Teil 1 des Konzertes ist eher ruhig, nach der Pause deutet dann der Herr Nino sogar ein wenig seine Gefährlichkeit an und wird da und dort etwas lauter, ja sogar leicht exzessiv: “The Euphoric Flenson” lebt auch im Nino, wiewohl der/das im Orpheum heute keinen weiten Auslauf kriegt. Schade – aber schon das zeitweilige Andeuten des “lass die sau raus” macht irgendwie Lust auf mehr.
Die Stimmung wird von Nummer zu Nummer besser und besser, Plurabelle, Des ollaletzte Liad und das Dylan-Cover (das es hoffentlich noch auf Tonträger schafft) taugen mir heute besonders und auch einige vorher schon gekannte -aber nicht gemerkte- Nummern klingen in dieser Besetzung schlicht und einfach großartig. Noch eine Stunde und das Orpheum wäre wohl gestanden – trotzdem ist hier wohl niemand unzufrieden nach Hause gegangen, was angesichts der durchmischen Publikumsschicht wohl auch als ziemlich Triumpf gewertet werden kann.

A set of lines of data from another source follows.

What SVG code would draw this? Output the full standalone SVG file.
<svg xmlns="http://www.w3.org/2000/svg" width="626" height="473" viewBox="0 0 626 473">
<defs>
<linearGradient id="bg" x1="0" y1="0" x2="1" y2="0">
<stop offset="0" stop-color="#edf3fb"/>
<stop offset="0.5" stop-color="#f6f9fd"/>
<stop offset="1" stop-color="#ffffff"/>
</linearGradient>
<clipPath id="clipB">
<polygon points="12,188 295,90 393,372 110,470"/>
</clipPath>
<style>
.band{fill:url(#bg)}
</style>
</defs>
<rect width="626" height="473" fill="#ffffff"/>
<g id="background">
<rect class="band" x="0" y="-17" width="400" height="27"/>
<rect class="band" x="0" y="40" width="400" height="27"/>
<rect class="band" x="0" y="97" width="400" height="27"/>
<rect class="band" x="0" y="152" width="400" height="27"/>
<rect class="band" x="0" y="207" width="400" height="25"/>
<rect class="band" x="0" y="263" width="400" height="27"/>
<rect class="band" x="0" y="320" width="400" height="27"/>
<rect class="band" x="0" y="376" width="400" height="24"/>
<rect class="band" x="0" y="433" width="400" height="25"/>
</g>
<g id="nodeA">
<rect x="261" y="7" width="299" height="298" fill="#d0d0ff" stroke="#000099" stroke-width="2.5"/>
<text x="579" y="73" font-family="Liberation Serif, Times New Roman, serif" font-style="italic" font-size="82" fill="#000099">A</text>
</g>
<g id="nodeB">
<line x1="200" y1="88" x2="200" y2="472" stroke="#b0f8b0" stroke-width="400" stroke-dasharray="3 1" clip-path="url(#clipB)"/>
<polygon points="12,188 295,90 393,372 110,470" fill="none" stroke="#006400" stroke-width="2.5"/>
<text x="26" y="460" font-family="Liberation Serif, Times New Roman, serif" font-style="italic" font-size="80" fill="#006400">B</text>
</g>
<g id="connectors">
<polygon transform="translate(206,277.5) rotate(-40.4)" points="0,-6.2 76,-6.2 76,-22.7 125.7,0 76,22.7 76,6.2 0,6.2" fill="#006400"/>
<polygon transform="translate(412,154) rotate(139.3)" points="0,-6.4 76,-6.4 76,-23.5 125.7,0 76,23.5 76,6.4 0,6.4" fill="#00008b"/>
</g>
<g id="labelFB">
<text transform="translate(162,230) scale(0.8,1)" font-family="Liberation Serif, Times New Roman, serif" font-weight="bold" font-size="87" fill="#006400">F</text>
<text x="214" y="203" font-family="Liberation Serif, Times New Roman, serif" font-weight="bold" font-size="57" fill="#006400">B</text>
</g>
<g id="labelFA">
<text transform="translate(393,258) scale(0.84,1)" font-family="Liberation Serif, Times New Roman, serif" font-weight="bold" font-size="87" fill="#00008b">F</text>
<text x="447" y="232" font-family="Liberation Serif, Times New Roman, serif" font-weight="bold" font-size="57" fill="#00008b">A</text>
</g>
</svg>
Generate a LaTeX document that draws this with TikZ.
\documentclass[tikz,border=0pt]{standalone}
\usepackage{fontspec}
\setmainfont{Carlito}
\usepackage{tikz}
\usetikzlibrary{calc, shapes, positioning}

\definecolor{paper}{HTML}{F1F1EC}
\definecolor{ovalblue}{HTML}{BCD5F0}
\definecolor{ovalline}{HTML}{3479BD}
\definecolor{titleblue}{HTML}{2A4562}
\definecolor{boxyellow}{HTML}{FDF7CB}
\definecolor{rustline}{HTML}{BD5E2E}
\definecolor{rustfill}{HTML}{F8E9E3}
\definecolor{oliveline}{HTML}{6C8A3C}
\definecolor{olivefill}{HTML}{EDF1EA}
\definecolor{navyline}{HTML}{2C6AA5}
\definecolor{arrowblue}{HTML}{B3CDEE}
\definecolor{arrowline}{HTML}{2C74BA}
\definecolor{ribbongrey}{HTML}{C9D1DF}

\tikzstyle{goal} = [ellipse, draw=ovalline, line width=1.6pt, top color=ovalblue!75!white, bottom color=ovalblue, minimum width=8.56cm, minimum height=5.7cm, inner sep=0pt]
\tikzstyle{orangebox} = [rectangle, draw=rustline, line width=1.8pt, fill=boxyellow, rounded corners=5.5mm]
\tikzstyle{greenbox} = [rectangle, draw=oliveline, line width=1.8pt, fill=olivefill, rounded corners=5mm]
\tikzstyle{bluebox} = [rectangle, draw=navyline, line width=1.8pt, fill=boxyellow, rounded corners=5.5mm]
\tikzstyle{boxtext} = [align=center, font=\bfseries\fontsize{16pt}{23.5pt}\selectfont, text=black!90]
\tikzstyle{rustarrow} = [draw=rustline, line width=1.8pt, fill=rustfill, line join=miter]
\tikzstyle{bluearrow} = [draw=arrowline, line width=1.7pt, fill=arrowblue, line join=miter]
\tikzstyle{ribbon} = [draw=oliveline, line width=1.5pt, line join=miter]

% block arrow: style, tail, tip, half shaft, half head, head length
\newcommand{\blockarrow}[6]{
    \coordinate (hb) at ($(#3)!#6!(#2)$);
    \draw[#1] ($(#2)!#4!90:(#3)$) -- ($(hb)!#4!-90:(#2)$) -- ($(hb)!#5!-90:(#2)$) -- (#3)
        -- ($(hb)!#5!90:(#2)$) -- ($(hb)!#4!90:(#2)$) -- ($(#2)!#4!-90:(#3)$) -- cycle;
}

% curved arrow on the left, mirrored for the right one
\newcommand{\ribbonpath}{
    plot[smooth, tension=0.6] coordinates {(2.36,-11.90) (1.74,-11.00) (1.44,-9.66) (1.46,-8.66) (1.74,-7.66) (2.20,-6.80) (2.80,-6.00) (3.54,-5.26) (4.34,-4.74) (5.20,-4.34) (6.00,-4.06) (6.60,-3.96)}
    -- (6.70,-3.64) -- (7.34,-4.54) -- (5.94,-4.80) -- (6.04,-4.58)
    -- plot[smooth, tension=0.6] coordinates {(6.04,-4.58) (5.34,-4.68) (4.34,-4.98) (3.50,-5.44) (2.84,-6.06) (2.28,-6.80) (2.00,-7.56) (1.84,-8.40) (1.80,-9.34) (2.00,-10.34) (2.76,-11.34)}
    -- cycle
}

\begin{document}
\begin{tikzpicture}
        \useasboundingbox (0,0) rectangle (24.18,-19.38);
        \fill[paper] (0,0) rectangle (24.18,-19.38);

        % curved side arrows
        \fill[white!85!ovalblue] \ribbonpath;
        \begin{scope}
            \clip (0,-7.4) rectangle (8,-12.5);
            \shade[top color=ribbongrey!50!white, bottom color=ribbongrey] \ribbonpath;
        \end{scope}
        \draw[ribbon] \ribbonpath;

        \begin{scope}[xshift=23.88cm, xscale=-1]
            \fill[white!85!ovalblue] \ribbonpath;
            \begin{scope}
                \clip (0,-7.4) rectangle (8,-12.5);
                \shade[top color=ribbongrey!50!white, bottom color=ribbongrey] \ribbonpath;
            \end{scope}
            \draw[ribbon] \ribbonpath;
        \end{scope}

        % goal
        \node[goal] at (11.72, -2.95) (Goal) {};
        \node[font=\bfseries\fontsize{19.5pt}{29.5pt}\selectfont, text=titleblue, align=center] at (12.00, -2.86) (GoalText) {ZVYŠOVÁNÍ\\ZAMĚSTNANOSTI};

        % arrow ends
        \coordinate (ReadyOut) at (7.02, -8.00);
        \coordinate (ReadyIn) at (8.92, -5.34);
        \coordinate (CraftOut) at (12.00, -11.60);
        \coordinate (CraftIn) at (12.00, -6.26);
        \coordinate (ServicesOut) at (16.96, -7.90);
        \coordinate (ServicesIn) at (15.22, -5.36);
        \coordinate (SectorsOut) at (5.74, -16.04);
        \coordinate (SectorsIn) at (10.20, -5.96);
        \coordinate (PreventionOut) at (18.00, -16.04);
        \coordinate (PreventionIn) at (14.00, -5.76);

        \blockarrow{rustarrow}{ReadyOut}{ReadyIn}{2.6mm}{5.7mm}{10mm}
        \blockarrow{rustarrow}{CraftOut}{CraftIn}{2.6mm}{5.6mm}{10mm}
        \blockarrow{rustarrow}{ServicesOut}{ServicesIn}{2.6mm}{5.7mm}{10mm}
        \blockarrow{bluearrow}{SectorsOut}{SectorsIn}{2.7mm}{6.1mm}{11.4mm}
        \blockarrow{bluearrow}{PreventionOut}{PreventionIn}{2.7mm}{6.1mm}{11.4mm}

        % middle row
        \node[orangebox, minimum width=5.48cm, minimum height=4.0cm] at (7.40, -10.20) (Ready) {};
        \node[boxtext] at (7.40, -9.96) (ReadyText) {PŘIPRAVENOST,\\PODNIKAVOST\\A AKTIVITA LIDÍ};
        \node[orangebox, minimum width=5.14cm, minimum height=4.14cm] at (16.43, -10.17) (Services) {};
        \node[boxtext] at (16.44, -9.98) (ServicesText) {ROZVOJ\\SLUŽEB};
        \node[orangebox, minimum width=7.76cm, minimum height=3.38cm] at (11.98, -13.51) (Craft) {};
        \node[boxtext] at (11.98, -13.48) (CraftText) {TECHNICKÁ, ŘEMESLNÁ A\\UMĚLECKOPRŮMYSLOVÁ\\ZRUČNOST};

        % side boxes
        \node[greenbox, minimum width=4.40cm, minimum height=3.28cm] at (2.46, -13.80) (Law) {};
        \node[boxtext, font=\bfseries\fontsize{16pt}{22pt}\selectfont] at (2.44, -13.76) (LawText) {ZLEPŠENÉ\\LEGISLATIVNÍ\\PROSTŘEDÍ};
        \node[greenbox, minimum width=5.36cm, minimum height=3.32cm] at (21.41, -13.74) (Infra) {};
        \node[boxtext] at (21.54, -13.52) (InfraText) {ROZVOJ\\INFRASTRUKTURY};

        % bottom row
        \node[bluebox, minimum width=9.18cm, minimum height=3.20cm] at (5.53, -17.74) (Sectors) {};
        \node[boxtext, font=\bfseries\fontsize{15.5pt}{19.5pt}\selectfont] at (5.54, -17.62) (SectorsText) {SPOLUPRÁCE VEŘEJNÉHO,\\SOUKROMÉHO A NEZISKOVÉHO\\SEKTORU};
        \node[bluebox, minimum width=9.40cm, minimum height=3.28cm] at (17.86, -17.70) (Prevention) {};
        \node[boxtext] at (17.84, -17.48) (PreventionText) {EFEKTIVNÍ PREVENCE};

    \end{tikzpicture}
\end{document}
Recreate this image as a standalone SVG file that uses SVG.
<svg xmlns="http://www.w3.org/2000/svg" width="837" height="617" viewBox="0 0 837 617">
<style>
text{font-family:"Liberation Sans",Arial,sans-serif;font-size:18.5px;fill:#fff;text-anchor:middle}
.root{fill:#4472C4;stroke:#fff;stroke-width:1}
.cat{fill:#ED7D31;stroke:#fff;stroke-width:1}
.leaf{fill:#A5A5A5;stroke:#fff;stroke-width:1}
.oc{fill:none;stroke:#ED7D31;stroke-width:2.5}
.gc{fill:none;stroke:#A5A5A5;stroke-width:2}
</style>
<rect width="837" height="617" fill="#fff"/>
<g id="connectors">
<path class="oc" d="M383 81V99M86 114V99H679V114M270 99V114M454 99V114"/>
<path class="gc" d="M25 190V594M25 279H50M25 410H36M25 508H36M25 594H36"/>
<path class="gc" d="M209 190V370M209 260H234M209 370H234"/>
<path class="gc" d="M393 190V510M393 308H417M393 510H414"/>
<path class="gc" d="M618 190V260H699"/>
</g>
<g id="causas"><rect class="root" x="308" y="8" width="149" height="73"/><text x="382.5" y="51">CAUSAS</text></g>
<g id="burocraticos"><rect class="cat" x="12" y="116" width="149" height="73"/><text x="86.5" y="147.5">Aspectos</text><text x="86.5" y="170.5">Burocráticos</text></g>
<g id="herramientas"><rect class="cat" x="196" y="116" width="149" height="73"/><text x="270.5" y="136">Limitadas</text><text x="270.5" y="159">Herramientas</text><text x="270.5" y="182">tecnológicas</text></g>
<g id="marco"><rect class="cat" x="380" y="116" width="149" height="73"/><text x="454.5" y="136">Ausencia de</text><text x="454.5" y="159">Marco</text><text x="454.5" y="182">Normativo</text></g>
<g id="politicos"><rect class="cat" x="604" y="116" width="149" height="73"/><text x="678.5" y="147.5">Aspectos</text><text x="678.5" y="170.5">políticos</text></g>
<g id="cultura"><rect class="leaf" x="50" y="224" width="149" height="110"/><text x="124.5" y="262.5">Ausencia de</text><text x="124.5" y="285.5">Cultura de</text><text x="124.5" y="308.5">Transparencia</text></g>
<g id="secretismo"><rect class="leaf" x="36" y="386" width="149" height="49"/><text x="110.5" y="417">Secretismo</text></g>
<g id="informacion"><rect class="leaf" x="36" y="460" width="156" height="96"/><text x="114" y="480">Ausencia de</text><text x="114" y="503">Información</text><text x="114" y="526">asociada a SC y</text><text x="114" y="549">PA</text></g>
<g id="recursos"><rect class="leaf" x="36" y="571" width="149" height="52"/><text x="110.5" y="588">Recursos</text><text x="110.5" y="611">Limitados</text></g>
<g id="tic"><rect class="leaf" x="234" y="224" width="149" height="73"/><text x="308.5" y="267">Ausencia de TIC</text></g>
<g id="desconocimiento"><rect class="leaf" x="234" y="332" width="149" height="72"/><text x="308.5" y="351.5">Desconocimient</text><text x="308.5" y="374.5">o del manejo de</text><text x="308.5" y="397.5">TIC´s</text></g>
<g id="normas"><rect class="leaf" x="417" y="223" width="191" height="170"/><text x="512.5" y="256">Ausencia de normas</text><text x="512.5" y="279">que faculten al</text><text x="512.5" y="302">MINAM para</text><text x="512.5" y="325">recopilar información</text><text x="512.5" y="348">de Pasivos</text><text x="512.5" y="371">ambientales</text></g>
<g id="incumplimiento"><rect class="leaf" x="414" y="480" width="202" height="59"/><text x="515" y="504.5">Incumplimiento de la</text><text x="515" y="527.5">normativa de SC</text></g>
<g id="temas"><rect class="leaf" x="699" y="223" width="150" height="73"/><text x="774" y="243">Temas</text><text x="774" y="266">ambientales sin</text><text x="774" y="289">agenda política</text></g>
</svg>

Wenn Musik- und Kulturjournalisten (zu deren Gattung wir uns ja eigentlich nicht wirklich zählen) keine Superlativen oder Worte mehr finden, dann schreiben sie gerne “Großes Kino”.
Großes Kino.
Nochmals sei an dieser Stelle auch die “Wiener Melange” erwähnt bzw. hervorgehoben – allesamt feine Künstler, von denen wir mit Sicherheit weiterhin viel bzw. in Zukunft noch deutlich mehr hören (und schreiben) werden. Nur die Gesangskarriere des Zeuglers David Wukitsevits zweifeln wir noch an 😉
Und auch noch eine private Freude sei verraten: Als am Folgetag doch tatsächlich der Junior bei einer längeren Autofahrt die “Bäume” vom Nino einforderte, freut sich der Erziehungsberechtigte. Doch nicht alles falsch gemacht.